The hoard of old wine had been hidden from the Nazis during World War II in Paris’s Ritz Hotel.
Buyers bought 18 lots of illustrious crus, including Margaux 1928 and 1929, Haut Brion and Mouton Rothschild 1926, Yquem 1924 and Climens 1919, Christie’s told decanter.com.
In the early days of the war the hotel’s staff hid more than 120,000 bottles – one of the greatest restaurant wine cellars of the time – in a reserve cellar on the rue Lecourbe in the 15th arrondissement of Paris, just a few kilometres south of the Place Vendôme.

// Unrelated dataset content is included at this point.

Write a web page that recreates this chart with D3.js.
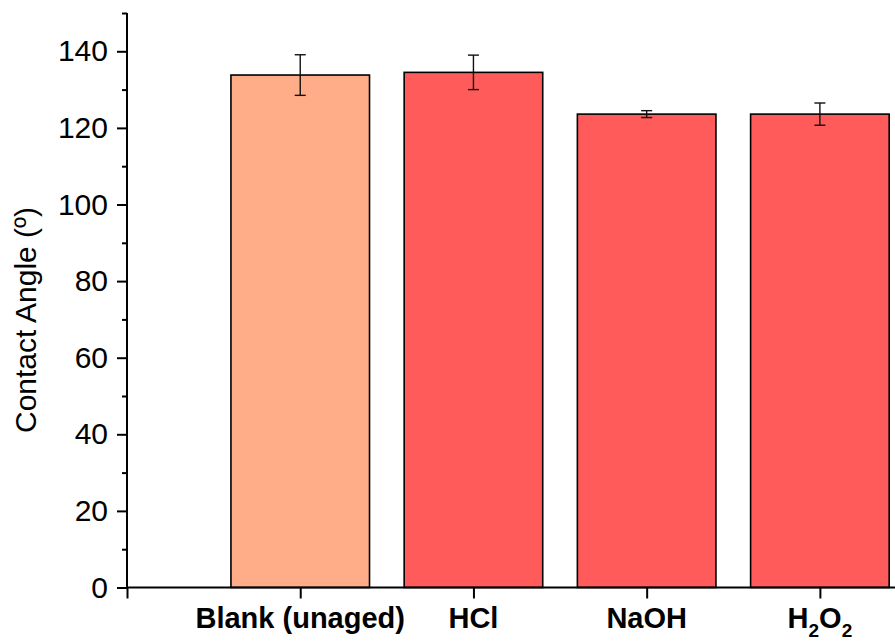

The hiding place narrowly escaped discovery in 1943 – but in the event lay undisturbed until earlier this year.
The restaurant decided to sell 200 of those bottles, said Ritz press spokesman Matthieu Goffard. ‘We could not use them at the restaurant because the corks were a bit damaged or the labels were not clear,’ he told decanter.com.
But they proved of interest to wine collectors, who snapped them up at the auction last week, on June 6, the anniversary of the Allied invasion of France, D-Day.
The Haut Brion half-bottles sold for an average price of €234 each, and Mouton Rothschild sold for an average price of €216 per half-bottle.